Carrying a cargo of ice, the boat had left Norway on January 19 bound for Gravesend. But after it got into difficulties the private lifeboat Henry Ramey Upcher - led by veteran coxswain Tom Barnes Cooper - was launched.
"Visitors to the town see the plaque on the promenade but if they could come back during winter then they would see how enthralling it is."
All eight people on the Ispolen were brought back to safety.
And the wreck has lain preserved by the sand ever since - becoming visible only occasionally when certain winter-time weather conditions scour the sand away to reveal her ribs.
Coastal engineer and resident Brian Farrow said this was the clearest view of the Ispolen’s remains in 10 years.
“Traditionally in the winter-time beaches are eroded and get much lower because of the prevailing weather conditions - basically rough seas,” he explained.
“Beaches move by weather patterns and this year they have gone lower than they have in many years.

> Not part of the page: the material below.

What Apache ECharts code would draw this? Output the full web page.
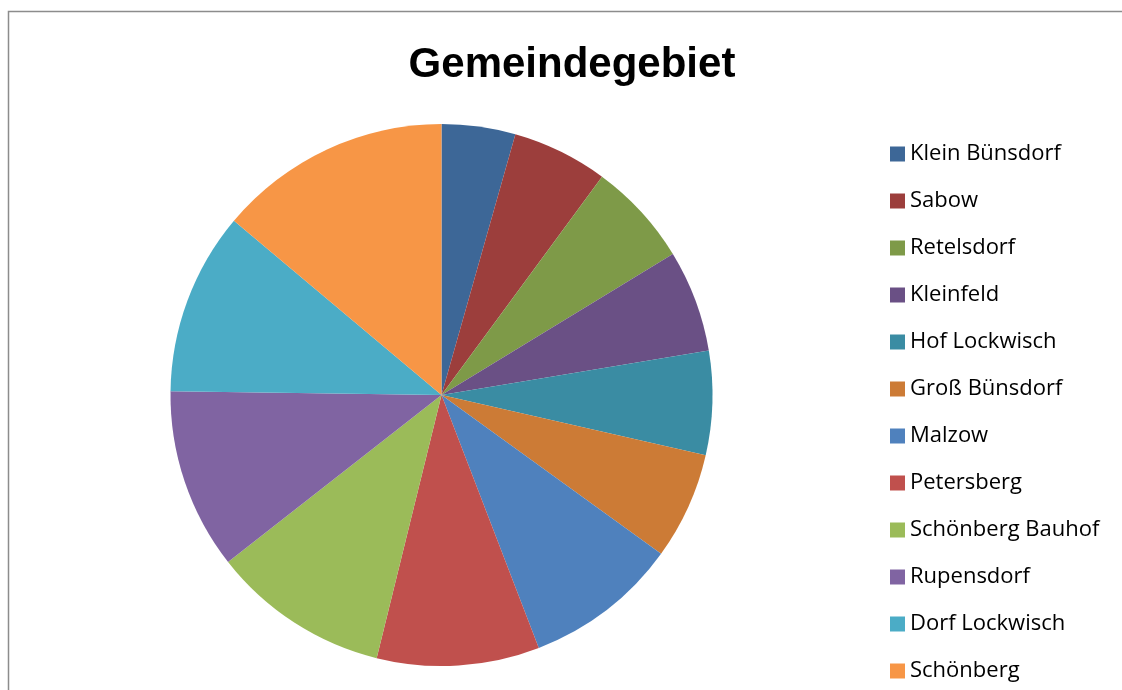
<!DOCTYPE html>
<html>
<head>
    <meta charset="utf-8">
    <title>Gemeindegebiet</title>
    <script src="https://cdn.jsdelivr.net/npm/echarts@6/dist/echarts.min.js"></script>
</head>
<style>
    html, body { margin: 0; padding: 0; background: #fff; }
    #chartmain { width: 1122px; height: 690px; }
</style>
<body>
    <div id="chartmain"></div>
</body>
<script type="text/javascript">
    // Ortsteile und Anteile
    var ortsteile = ['Klein Bünsdorf', 'Sabow', 'Retelsdorf', 'Kleinfeld', 'Hof Lockwisch', 'Groß Bünsdorf',
        'Malzow', 'Petersberg', 'Schönberg Bauhof', 'Rupensdorf', 'Dorf Lockwisch', 'Schönberg'];
    var anteile = [4.4, 5.7, 6.2, 6.1, 6.2, 6.4, 9.2, 9.7, 10.6, 10.8, 10.9, 13.9];
    var farben = ['#3D6797', '#9C3E3C', '#7E9A48', '#6A5085', '#3A8CA3', '#CC7B36',
        '#4F81BD', '#C0504D', '#9BBB59', '#8064A2', '#4BACC6', '#F79646'];

    var daten = [];
    for (var i = 0; i < ortsteile.length; i++) {
        daten.push({ name: ortsteile[i], value: anteile[i], itemStyle: { color: farben[i] } });
    }

    var myChart = echarts.init(document.getElementById('chartmain'));
    myChart.setOption({
        animation: false,
        title: {
            text: 'Gemeindegebiet',
            left: 572,
            textAlign: 'center',
            top: 44,
            padding: 0,
            textStyle: { fontFamily: 'Liberation Sans', fontWeight: 'bold', fontSize: 42, color: '#000' }
        },
        legend: {
            orient: 'vertical',
            left: 890,
            top: 143,
            padding: 0,
            itemWidth: 15,
            itemHeight: 15,
            itemGap: 25,
            icon: 'rect',
            selectedMode: false,
            textStyle: { fontFamily: 'Open Sans', fontSize: 22, color: '#000', lineHeight: 22 },
            data: ortsteile
        },
        graphic: [{
            type: 'rect',
            shape: { x: 8.5, y: 11.5, width: 1300, height: 900 },
            style: { fill: 'none', stroke: '#8c8c8c', lineWidth: 1.5 },
            silent: true
        }],
        series: [{
            type: 'pie',
            center: [441.5, 395],
            radius: 271,
            startAngle: 90,
            clockwise: true,
            label: { show: false },
            labelLine: { show: false },
            emphasis: { disabled: true },
            itemStyle: { borderWidth: 0 },
            data: daten
        }]
    });
</script>
</html>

This is because during the last spring tides there was an easterly swell which made a scouring tide known as ‘wind over wave’.”
This means the waves from the North Sea, which move towards Great Yarmouth, have been affected by an easterly thrust so that the wind pushes the waves in the opposite way that the water is moving.
Mr Farrow added that over the next few months the sand would be pushed landwards again and by the end of March, the Ispolen remains would vanish for another year.
When this would happen again still remained a mystery, but he said the sight was “a good link with Sheringham’s history”.
Local historian Peter Cox is the co-author of a book called The Wreck of Ispolen and has lived in Sheringham for 40 years.
With Tim Groves they discovered the famous rescue of the crew when researching the history of the Henry Ramey Upcher lifeboat.
Mr Cox hoped that weather conditions would keep the brig preserved for at least another 200 years.
“It’s been there since 1897 and no one will move it as it’s embedded into the chalk,” he said.
“Visitors to the town see the plaque on the promenade but if they could come back during winter then they would see how enthralling it is.”
He emphasised that it had been one of the biggest sea rescues in Sheringham’s history and reached national importance after wealthy families from London collected donations for the lifeboat crew - a total of £40 which was shared between them. This was the equivalent to one year’s earnings for a fisherman at the time.
Irene Saunders, 51, of Kettering, has been holidaying in Sheringham for 20 years and said this year had been the first time she had seen the remains.
“I feel quite fortunate to have been able to get so close to it. It’s in really good condition but I think it should be owned by heritage to ensure it is looked after as it would be a shame if it became damaged.”
Other locations revealed by this year’s low sand level includes Cromer’s old jetty next to the pier and chalk exposure near Sheringham’s lifeboat museum.